De bestaande wadi kan vergroot worden zodat een extra berging van ca. 35 m3 gecreëerd kan worden. Het overige deel van de benodigde berging, te weten 384 – 35 = 348 m3 moet in het IT-riool met omhulling worden opgevangen.

Als uitgangspunt is gekozen voor een IT-riool met diameter 400 mm in een omhulling van drainzand. Exacte afmetingen van het IT-riool en de omhulling zullen worden bepaald in de civieltechnische uitwerking i.o.m. Gemeente Waalre.

Voor de doorkijk naar een bui T=100 + 10% blijkt uit de berekening in bijlage 5 van de watertoets dat er een tekort zal zijn aan berging. In het plangebied is een natuurlijk verloop van het maaiveld aanwezig. Het hoogteplan voor de ontwikkeling zal dusdanig worden opgezet dat het hemelwater in geval van extreme neerslag cq. calamiteiten naar de delen zal afstromen waar het zo min mogelijk schade zal veroorzaken. De nieuwe rijweg loopt over de gehele lengte af richting wadi zodat het surplus aan water bovengronds afstroomt en zo in de wadi terechtkomt. Voor de parkeerplaats aan de noordzijde van woning Elshouter 69 zal het maaiveld aflopen richting bestaande groenstrook, waarvan het maaiveld vervolgens ook weer afloopt richting wadi. Aan de noordzijde van de (vergrootte) wadi is een verlaging van het maaiveld aanwezig zodat bij extreme neerslag het overtollige hemelwater hier naar de bestaande watergang zal overstorten.

Waterkwaliteit

Bij de inrichting, bouwen en beheer dienen zo min mogelijk vervuilende stoffen te worden toegevoegd aan de bodem en het grond- en oppervlaktewatersysteem.

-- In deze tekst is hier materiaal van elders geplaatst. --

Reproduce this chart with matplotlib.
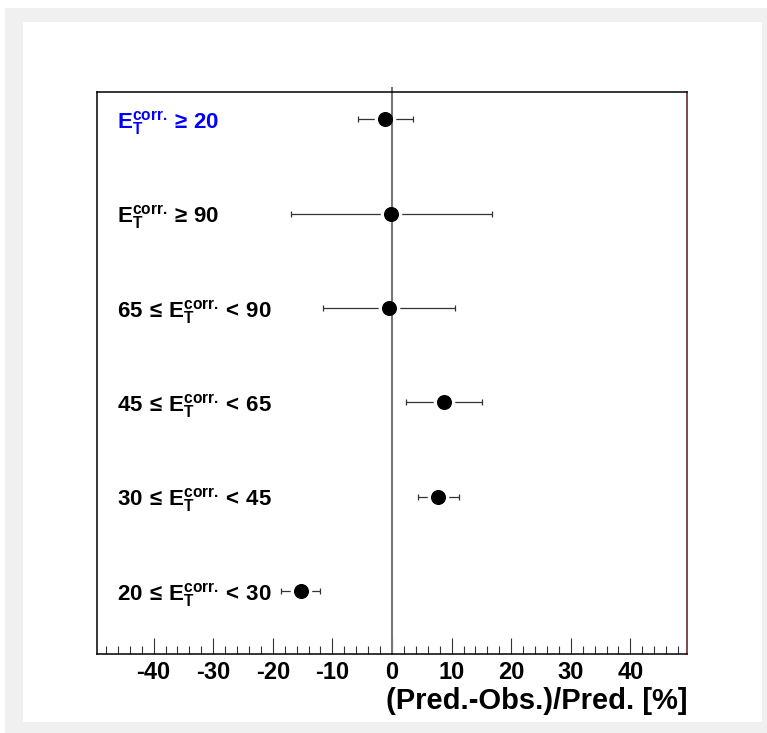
#!/usr/bin/env python3

import matplotlib
matplotlib.use("Agg")
import matplotlib.pyplot as plt
from matplotlib.patches import Rectangle
from matplotlib.ticker import MultipleLocator
import matplotlib.transforms as mtransforms

# ----------------------------
# Data (bottom to top)
# ----------------------------
ET = r"\mathbf{E}_{\mathbf{T}}^{\mathbf{corr.}}"
BIN_LABELS = [
    r"$\mathbf{20}\,\leq\," + ET + r"\mathbf{<}\,\mathbf{30}$",
    r"$\mathbf{30}\,\leq\," + ET + r"\mathbf{<}\,\mathbf{45}$",
    r"$\mathbf{45}\,\leq\," + ET + r"\mathbf{<}\,\mathbf{65}$",
    r"$\mathbf{65}\,\leq\," + ET + r"\mathbf{<}\,\mathbf{90}$",
    r"$" + ET + r"\geq\,\mathbf{90}$",
    r"$" + ET + r"\geq\,\mathbf{20}$",
]
DIFF_PCT = [-15.3, 7.8, 8.7, -0.5, -0.1, -1.1]
ERR_PCT = [3.3, 3.4, 6.4, 11.0, 16.8, 4.6]
LABEL_COLORS = ["black", "black", "black", "black", "black", "#0000ff"]

XTICKS = [-40, -30, -20, -10, 0, 10, 20, 30, 40]
XLABEL = "(Pred.-Obs.)/Pred. [%]"

# ----------------------------
# Style
# ----------------------------
plt.rcParams["font.family"] = ["Liberation Sans", "DejaVu Sans"]
plt.rcParams["font.weight"] = "bold"
plt.rcParams["mathtext.fontset"] = "custom"
plt.rcParams["mathtext.rm"] = "Liberation Sans"
plt.rcParams["mathtext.it"] = "Liberation Sans:bold"
plt.rcParams["mathtext.bf"] = "Liberation Sans:bold"

W, H = 767, 733
fig = plt.figure(figsize=(W / 100, H / 100), dpi=100)
fig.patch.set_facecolor("white")

# ROOT-like canvas frame
fig.patches.append(Rectangle((5 / W, 0), (W - 5) / W, (H - 8) / H,
                             transform=fig.transFigure, facecolor="#f0f0f0",
                             edgecolor="none", zorder=-10))
fig.patches.append(Rectangle((23 / W, 11 / H), (762 - 23) / W, (722 - 22) / H,
                             transform=fig.transFigure, facecolor="white",
                             edgecolor="none", zorder=-9))

ax = fig.add_axes([97 / W, (H - 654) / H, 590 / W, 562 / H])
ax.set_zorder(1)
ax.set_facecolor("white")

ypos = list(range(len(DIFF_PCT)))

# error bars
ax.errorbar(DIFF_PCT, ypos, xerr=ERR_PCT, fmt="none", ecolor="#333333",
            elinewidth=0.9, capsize=2.5, capthick=0.9, zorder=2)
# white halo to leave a gap between marker and error bar
ax.plot(DIFF_PCT, ypos, "o", color="white", markersize=14.5, zorder=2.2)

# zero line, slightly above the frame
trans_x = mtransforms.blended_transform_factory(ax.transData, ax.transAxes)
ax.plot([0, 0], [0, 1.008], color="#777777", lw=1.5, transform=trans_x,
        clip_on=False, zorder=2.5)

ax.plot(DIFF_PCT, ypos, "o", color="black", markersize=9.8, zorder=3)

trans_y = mtransforms.blended_transform_factory(ax.transAxes, ax.transData)
for y, lab, col in zip(ypos, BIN_LABELS, LABEL_COLORS):
    ax.text(0.034, y, lab, transform=trans_y, ha="left",
            va="center_baseline", fontsize=16, color=col)

ax.set_xlim(-49.5, 49.5)
ax.set_ylim(-0.67, 5.29)

ax.set_xticks(XTICKS)
ax.set_xticklabels([str(t) for t in XTICKS], fontsize=17, fontweight="bold")
ax.xaxis.set_minor_locator(MultipleLocator(2))
ax.tick_params(axis="x", which="major", direction="in", length=11.5,
               width=0.8, color="#333333", pad=5)
ax.tick_params(axis="x", which="minor", direction="in", length=5.8,
               width=0.8, color="#333333")
ax.set_yticks([])

for side in ["left", "top", "bottom"]:
    ax.spines[side].set_linewidth(1.1)
    ax.spines[side].set_color("black")
ax.spines["right"].set_linewidth(1.1)
ax.spines["right"].set_color("#5a1a1a")

fig.text(687 / W, 1 - 701 / H, XLABEL, ha="right", va="center",
         fontsize=21, fontweight="bold")

fig.savefig("out.png", dpi=100)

Conform de kwaliteitstrits, 1. schoonhouden, 2. scheiden, 3. zuiveren, worden hieronder de maatregelen beschreven.

Openbare Ruimte

Negatieve effecten op de waterkwaliteit in de openbare ruimte moeten worden voorkomen. Voor de openbare verharding moet dan ook rekening worden gehouden met de volgende maatregelen:

  • tegengaan van hondenpoep;
  • geen chemische onkruidbestrijdingsmiddelen;
  • gebruik van niet-uitlogend straatmeubilair;
  • verbieden van het wassen van auto's op straat;
  • terughoudend omgaan met het toepassen van strooizouten;
  • er moet regelmatig worden geveegd;
  • aan eindgebruiker duidelijk aangeven dat sprake is van een helwater infiltratiegebied.

Om vervuiling en verstopping van het IT-riool te voorkomen moeten de kolken worden voorzien van voldoende zandvang.

Woningen

Voor de woningen moet een zorgvuldige materiaalkeuze (pakket duurzaam bouwen) worden gemaakt. Er mag in het plangebied geen gebruik worden gemaakt van uitlogende bouwmaterialen zoals zinken dakgoten, koperen daken, loodslabben e.d.

Om vervuiling en verstopping van het IT-riool te voorkomen moeten de dakafvoeren worden voorzien van bladvangers.

Milieuhygiënische kwaliteit grond en grondwater

In het gehele plangebied is een milieuhygiënisch bodemonderzoek conform NEN 5740 uitgevoerd door Inpijn-Blokpoel in twee delen. Het eerste deel van het plangebied is onderzocht in juni 2010 en het tweede deel in oktober 2011. Resumerend kan bij beoordeling van het geheel aan onderzoeksresultaten gesteld worden dat de

aangetroffen bodemkwaliteit, behoudens de geconstateerde sterke verhoging aan nikkel in het grondwater, aanvaardbaar wordt geacht en zodoende geen belemmering behoeft te vormen voor de geplande herontwikkeling.

Conclusie

Het aspect water vormt geen belemmering voor de uitvoerbaarheid van de voorgenomen ontwikkeling.